▶ _Dataset extract_

— start —

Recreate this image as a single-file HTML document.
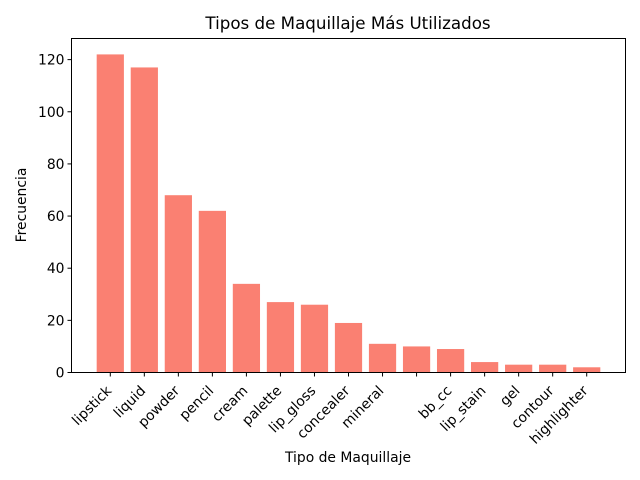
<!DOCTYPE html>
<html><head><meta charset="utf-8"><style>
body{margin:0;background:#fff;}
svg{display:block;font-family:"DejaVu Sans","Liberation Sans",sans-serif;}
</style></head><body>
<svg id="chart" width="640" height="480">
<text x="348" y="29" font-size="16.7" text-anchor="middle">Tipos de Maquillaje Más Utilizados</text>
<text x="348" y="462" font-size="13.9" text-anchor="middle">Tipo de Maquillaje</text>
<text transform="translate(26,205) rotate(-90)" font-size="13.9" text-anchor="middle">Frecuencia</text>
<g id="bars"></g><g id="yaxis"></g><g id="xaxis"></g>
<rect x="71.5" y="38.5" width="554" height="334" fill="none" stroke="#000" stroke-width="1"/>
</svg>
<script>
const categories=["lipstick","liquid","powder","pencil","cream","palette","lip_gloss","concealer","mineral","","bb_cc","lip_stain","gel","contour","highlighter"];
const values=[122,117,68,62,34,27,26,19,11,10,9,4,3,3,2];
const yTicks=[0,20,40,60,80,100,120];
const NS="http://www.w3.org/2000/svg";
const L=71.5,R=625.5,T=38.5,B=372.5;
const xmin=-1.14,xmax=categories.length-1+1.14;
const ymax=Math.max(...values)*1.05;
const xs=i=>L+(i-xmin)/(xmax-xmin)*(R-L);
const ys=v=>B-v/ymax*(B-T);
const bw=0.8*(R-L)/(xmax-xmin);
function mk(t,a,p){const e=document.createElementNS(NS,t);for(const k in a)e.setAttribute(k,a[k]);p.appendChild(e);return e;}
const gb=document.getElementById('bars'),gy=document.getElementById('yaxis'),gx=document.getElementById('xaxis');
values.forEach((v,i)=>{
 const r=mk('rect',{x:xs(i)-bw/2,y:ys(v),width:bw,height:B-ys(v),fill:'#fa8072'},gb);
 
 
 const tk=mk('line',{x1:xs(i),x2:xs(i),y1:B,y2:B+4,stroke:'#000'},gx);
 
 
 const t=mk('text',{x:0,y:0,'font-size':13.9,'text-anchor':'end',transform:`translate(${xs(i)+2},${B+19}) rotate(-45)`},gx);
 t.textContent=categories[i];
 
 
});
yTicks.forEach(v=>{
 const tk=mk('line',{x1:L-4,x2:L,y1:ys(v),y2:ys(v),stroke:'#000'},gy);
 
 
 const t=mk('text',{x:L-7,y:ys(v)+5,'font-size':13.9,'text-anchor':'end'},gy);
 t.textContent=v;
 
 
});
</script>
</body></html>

— end —

▶ _Do this_
Print out the material word for word, omitting the pictures.

▶ _Result of this task_
Recreate this image as a single-file HTML document.
<!DOCTYPE html>
<html><head><meta charset="utf-8"><style>
body{margin:0;background:#fff;}
svg{display:block;font-family:"DejaVu Sans","Liberation Sans",sans-serif;}
</style></head><body>
<svg id="chart" width="640" height="480">
<text x="348" y="29" font-size="16.7" text-anchor="middle">Tipos de Maquillaje Más Utilizados</text>
<text x="348" y="462" font-size="13.9" text-anchor="middle">Tipo de Maquillaje</text>
<text transform="translate(26,205) rotate(-90)" font-size="13.9" text-anchor="middle">Frecuencia</text>
<g id="bars"></g><g id="yaxis"></g><g id="xaxis"></g>
<rect x="71.5" y="38.5" width="554" height="334" fill="none" stroke="#000" stroke-width="1"/>
</svg>
<script>
const categories=["lipstick","liquid","powder","pencil","cream","palette","lip_gloss","concealer","mineral","","bb_cc","lip_stain","gel","contour","highlighter"];
const values=[122,117,68,62,34,27,26,19,11,10,9,4,3,3,2];
const yTicks=[0,20,40,60,80,100,120];
const NS="http://www.w3.org/2000/svg";
const L=71.5,R=625.5,T=38.5,B=372.5;
const xmin=-1.14,xmax=categories.length-1+1.14;
const ymax=Math.max(...values)*1.05;
const xs=i=>L+(i-xmin)/(xmax-xmin)*(R-L);
const ys=v=>B-v/ymax*(B-T);
const bw=0.8*(R-L)/(xmax-xmin);
function mk(t,a,p){const e=document.createElementNS(NS,t);for(const k in a)e.setAttribute(k,a[k]);p.appendChild(e);return e;}
const gb=document.getElementById('bars'),gy=document.getElementById('yaxis'),gx=document.getElementById('xaxis');
values.forEach((v,i)=>{
 const r=mk('rect',{x:xs(i)-bw/2,y:ys(v),width:bw,height:B-ys(v),fill:'#fa8072'},gb);
 
 
 const tk=mk('line',{x1:xs(i),x2:xs(i),y1:B,y2:B+4,stroke:'#000'},gx);
 
 
 const t=mk('text',{x:0,y:0,'font-size':13.9,'text-anchor':'end',transform:`translate(${xs(i)+2},${B+19}) rotate(-45)`},gx);
 t.textContent=categories[i];
 
 
});
yTicks.forEach(v=>{
 const tk=mk('line',{x1:L-4,x2:L,y1:ys(v),y2:ys(v),stroke:'#000'},gy);
 
 
 const t=mk('text',{x:L-7,y:ys(v)+5,'font-size':13.9,'text-anchor':'end'},gy);
 t.textContent=v;
 
 
});
</script>
</body></html>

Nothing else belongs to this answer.